Common Beginner Mistakes to Avoid
New users often make predictable mistakes. The first is treating Salesforce like a personal notebook instead of a shared system. Remember, your updates may affect reports, dashboards, workflows, and other people’s work.
Another common mistake is creating duplicate records. If the same company appears three times under slightly different names, the team can lose track of conversations and opportunities. Always search first.
A third mistake is leaving fields blank because they seem unimportant. In Salesforce, small details can power major insights. A missing lead source, close date, or industry value can make reports less useful.
How to Keep Learning
The best way to learn Salesforce is by using it in real situations. Start with the records and workflows that matter most to your role. If you are in sales, focus on leads, contacts, accounts, opportunities, and activities. If you are in service, focus on cases, account history, and customer communication. If you are a manager, focus on reports and dashboards.

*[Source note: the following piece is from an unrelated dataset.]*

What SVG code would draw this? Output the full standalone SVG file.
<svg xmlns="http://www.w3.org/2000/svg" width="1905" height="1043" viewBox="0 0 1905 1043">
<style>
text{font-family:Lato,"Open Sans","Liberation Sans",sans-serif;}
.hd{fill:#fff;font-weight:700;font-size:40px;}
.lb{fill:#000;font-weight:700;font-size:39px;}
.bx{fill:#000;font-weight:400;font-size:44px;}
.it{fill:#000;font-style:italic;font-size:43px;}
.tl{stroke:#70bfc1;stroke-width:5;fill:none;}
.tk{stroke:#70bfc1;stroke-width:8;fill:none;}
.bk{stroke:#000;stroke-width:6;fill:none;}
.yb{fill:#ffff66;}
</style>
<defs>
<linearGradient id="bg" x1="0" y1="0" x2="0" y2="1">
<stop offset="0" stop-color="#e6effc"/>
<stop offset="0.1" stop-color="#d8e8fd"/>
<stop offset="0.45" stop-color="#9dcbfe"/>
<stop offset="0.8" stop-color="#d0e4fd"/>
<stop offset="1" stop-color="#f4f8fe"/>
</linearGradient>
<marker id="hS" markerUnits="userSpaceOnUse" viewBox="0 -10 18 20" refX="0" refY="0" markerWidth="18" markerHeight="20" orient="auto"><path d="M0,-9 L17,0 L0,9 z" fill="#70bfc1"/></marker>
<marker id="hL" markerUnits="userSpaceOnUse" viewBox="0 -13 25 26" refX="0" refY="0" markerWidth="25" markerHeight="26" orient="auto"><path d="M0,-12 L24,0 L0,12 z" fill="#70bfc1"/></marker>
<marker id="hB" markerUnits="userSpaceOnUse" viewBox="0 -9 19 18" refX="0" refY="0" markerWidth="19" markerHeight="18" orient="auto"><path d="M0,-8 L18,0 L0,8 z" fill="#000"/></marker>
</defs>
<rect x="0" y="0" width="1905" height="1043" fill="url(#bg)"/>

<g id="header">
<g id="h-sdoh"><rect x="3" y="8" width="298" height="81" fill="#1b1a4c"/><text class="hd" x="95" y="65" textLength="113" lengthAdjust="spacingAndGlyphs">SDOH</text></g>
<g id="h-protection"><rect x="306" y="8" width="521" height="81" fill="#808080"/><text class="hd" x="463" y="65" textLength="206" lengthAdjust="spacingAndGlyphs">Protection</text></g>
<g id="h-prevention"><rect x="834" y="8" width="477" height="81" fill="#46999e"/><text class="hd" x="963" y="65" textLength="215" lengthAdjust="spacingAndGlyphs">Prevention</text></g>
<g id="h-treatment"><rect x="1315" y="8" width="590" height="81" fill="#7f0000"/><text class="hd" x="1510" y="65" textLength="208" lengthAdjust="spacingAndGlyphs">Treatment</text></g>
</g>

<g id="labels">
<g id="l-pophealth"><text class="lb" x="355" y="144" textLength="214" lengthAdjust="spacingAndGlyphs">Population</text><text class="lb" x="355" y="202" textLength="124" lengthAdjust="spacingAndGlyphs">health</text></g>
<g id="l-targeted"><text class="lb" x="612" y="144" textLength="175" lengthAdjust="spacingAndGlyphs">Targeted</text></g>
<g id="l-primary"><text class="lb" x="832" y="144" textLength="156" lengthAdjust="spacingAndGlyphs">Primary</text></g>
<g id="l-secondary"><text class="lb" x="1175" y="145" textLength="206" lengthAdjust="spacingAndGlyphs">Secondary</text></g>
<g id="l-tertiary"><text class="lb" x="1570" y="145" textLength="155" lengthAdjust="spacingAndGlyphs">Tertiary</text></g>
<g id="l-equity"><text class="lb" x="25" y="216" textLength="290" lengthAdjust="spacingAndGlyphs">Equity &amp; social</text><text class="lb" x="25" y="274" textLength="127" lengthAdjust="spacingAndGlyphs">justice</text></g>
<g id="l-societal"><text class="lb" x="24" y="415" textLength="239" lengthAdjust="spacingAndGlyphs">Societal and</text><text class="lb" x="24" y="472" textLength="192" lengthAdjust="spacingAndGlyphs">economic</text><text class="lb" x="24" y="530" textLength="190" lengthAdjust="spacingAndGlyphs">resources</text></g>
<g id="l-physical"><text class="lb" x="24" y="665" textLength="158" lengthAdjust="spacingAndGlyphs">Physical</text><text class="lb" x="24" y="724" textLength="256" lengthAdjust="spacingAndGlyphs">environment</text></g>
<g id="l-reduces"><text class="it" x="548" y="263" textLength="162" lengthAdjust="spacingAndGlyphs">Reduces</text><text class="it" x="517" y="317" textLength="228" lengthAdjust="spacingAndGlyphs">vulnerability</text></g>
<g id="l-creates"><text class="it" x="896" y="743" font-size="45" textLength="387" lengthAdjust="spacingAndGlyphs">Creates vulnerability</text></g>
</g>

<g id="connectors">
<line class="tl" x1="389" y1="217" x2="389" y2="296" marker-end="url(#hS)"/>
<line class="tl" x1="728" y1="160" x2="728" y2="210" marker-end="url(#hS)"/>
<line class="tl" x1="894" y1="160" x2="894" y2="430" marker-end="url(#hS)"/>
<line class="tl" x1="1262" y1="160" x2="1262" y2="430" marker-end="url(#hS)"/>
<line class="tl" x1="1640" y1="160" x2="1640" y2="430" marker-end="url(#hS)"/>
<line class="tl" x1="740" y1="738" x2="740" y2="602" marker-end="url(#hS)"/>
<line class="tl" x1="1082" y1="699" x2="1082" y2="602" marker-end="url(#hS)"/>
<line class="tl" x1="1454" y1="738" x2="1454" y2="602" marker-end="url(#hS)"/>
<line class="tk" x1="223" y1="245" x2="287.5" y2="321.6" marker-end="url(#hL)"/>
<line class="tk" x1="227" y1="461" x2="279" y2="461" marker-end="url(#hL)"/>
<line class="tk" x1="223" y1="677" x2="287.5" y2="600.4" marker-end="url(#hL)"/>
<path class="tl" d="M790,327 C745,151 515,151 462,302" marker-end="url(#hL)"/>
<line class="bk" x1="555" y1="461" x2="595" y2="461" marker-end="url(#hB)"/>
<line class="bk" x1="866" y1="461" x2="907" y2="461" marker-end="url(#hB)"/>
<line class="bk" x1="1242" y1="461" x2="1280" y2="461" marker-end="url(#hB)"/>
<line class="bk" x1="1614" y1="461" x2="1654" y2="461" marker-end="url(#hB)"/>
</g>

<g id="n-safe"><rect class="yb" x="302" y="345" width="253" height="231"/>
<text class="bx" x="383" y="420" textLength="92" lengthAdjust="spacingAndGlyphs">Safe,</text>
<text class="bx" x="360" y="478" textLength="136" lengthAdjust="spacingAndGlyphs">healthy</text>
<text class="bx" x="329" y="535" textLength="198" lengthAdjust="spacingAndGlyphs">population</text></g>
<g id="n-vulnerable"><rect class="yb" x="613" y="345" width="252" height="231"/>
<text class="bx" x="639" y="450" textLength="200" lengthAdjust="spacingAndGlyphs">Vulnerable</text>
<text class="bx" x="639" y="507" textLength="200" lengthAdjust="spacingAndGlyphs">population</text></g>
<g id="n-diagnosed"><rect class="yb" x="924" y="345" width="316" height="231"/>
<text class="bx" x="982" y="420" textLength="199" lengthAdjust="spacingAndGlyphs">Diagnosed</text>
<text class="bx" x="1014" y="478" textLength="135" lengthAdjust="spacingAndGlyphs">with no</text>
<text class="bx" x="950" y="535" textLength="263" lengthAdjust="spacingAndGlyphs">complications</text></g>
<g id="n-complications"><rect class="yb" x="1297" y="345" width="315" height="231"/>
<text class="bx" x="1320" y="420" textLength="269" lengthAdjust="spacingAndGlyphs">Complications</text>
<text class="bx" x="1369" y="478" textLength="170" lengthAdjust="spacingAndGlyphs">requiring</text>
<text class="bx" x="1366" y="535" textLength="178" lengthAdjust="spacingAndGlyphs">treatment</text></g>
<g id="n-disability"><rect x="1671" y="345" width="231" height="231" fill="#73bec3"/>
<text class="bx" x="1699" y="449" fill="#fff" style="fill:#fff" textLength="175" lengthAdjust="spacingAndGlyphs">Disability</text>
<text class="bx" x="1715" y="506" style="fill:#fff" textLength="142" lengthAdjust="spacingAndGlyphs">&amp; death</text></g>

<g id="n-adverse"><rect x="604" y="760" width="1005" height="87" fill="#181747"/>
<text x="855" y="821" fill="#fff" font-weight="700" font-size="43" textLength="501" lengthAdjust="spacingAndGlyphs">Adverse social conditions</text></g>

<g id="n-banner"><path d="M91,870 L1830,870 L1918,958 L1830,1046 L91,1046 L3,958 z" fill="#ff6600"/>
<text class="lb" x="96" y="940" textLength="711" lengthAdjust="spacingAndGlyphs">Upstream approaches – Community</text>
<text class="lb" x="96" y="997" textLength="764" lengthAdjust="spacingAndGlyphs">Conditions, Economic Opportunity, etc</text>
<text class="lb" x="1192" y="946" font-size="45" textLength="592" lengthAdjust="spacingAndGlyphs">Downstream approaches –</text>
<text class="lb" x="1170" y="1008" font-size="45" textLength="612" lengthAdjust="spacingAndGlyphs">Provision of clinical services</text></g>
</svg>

Salesforce also offers built-in help features and guided learning resources. Your organization may have internal documentation, training videos, or a Salesforce administrator who can answer questions. Do not be afraid to ask why certain fields or steps matter. Understanding the reason behind the process makes the system much easier to use.
Final Thoughts
Using Salesforce as a beginner is less about memorizing every feature and more about understanding the flow of information. Leads become qualified prospects, prospects become accounts and contacts, opportunities track potential revenue, and reports turn all that activity into insight. Once you see how the pieces connect, Salesforce becomes a practical tool for managing relationships and making smarter decisions.
Start small, keep your data clean, and build good habits. Over time, you will move from simply entering information to using Salesforce strategically. That is when the platform becomes truly powerful: not just as a place to store customer data, but as a system that helps you know what to do next.